►
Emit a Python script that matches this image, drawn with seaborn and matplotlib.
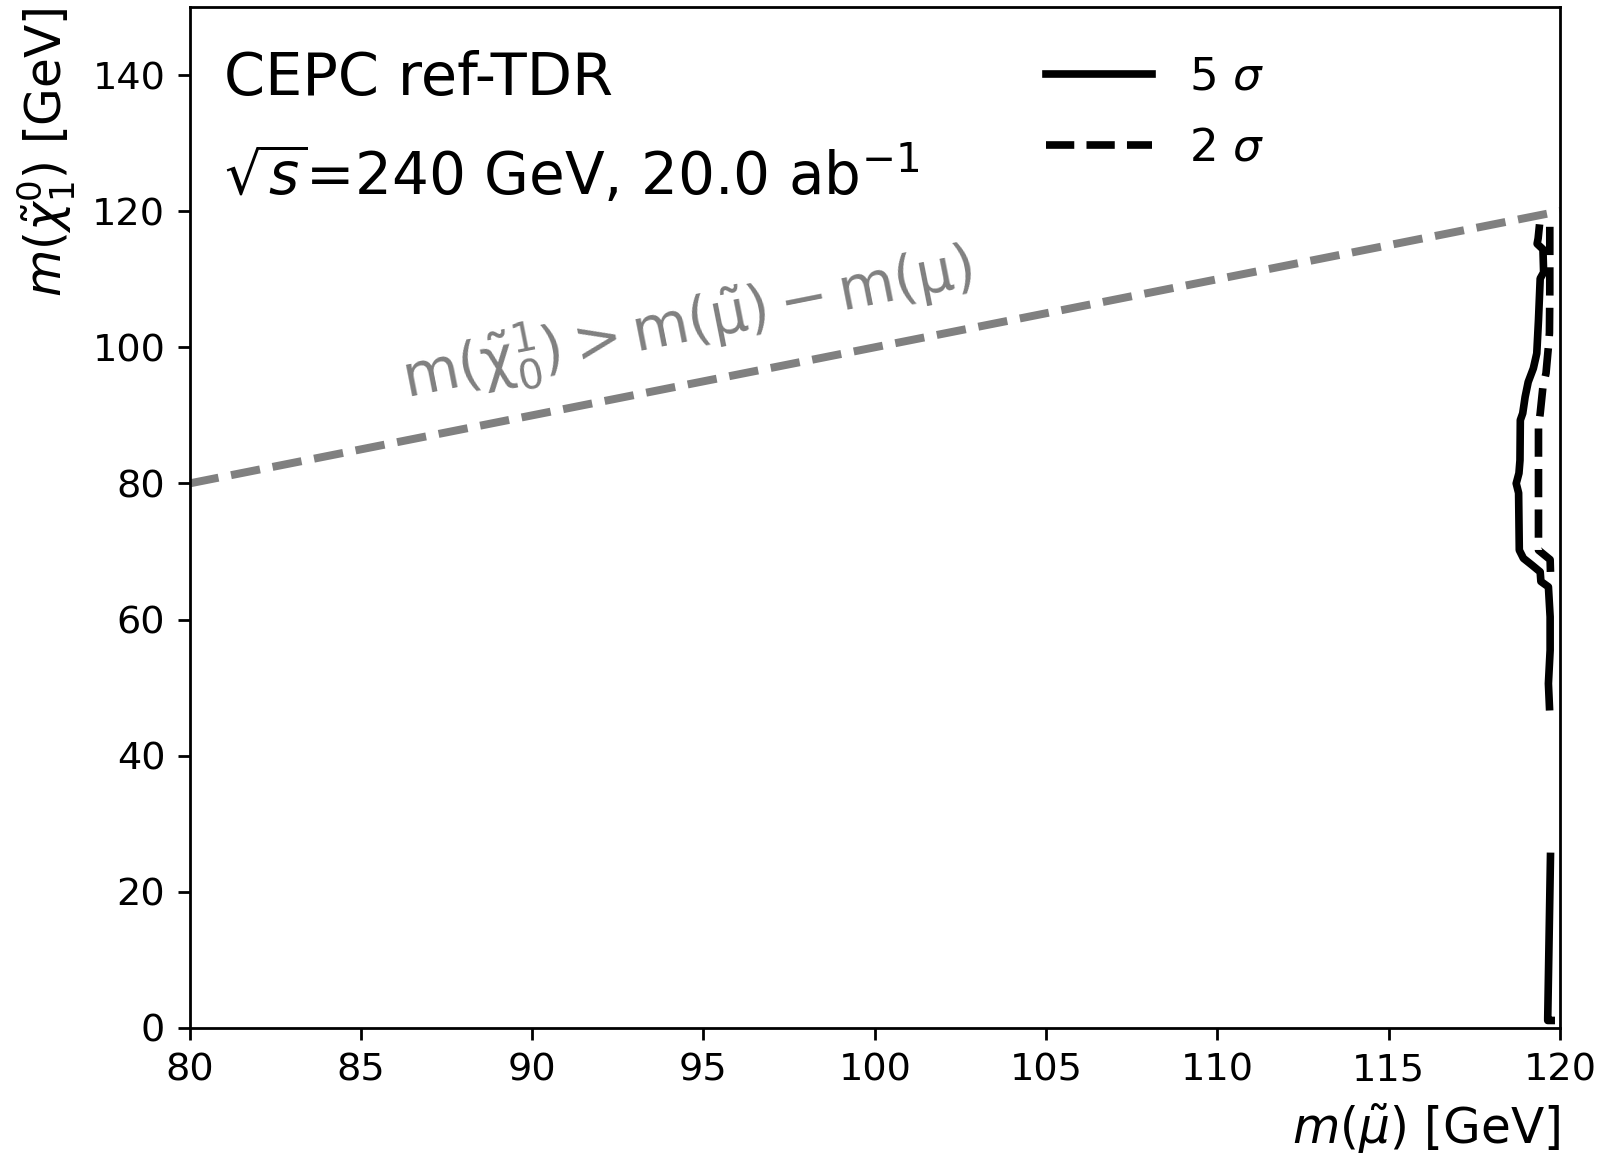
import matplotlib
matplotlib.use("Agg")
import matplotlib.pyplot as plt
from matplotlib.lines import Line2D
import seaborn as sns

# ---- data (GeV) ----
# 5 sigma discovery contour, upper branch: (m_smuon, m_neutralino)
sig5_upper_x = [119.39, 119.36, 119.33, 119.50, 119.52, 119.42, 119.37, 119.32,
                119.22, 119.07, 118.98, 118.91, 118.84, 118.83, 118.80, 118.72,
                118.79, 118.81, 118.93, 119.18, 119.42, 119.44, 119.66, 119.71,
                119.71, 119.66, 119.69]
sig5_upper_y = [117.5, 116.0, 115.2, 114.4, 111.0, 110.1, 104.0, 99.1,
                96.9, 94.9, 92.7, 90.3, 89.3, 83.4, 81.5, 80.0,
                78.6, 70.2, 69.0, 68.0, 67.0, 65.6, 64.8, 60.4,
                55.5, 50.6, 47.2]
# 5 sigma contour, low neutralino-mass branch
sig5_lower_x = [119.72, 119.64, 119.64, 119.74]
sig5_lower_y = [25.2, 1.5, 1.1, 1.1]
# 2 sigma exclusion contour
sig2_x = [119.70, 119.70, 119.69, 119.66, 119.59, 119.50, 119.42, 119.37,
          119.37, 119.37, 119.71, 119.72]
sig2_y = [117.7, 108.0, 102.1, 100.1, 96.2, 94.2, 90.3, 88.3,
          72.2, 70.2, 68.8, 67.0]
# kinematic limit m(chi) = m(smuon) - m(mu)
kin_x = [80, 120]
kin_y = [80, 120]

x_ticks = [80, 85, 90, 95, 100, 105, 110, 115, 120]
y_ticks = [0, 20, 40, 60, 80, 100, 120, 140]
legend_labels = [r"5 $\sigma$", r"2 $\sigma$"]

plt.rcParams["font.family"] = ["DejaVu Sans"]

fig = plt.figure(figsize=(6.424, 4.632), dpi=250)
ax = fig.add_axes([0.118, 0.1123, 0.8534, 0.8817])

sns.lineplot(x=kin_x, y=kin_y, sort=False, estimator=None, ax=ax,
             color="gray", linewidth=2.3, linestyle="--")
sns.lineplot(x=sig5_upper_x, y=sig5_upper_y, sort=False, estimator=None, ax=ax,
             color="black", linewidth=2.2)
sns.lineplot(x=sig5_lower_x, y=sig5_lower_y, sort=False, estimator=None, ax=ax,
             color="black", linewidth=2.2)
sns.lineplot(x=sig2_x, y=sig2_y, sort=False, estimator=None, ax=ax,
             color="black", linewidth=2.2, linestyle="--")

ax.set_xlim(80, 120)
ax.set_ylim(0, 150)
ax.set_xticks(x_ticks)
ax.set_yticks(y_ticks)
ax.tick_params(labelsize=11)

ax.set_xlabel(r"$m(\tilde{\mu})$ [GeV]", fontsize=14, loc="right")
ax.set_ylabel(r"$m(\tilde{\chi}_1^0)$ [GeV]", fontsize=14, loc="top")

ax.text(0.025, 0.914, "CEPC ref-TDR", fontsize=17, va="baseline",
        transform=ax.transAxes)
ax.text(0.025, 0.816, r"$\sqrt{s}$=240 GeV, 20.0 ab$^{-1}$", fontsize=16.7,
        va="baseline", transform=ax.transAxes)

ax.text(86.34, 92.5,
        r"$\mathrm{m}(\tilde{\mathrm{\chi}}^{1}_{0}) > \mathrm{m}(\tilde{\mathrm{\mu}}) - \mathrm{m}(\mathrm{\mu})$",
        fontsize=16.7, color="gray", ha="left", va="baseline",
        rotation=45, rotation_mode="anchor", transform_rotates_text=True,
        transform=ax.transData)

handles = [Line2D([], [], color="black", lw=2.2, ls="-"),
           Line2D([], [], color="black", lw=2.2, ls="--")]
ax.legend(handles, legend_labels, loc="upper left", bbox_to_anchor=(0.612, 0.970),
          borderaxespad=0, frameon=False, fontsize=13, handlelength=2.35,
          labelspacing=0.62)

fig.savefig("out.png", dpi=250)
◄
State the number of lines holding the word "matplotlib" in the listing. Add nothing else.

5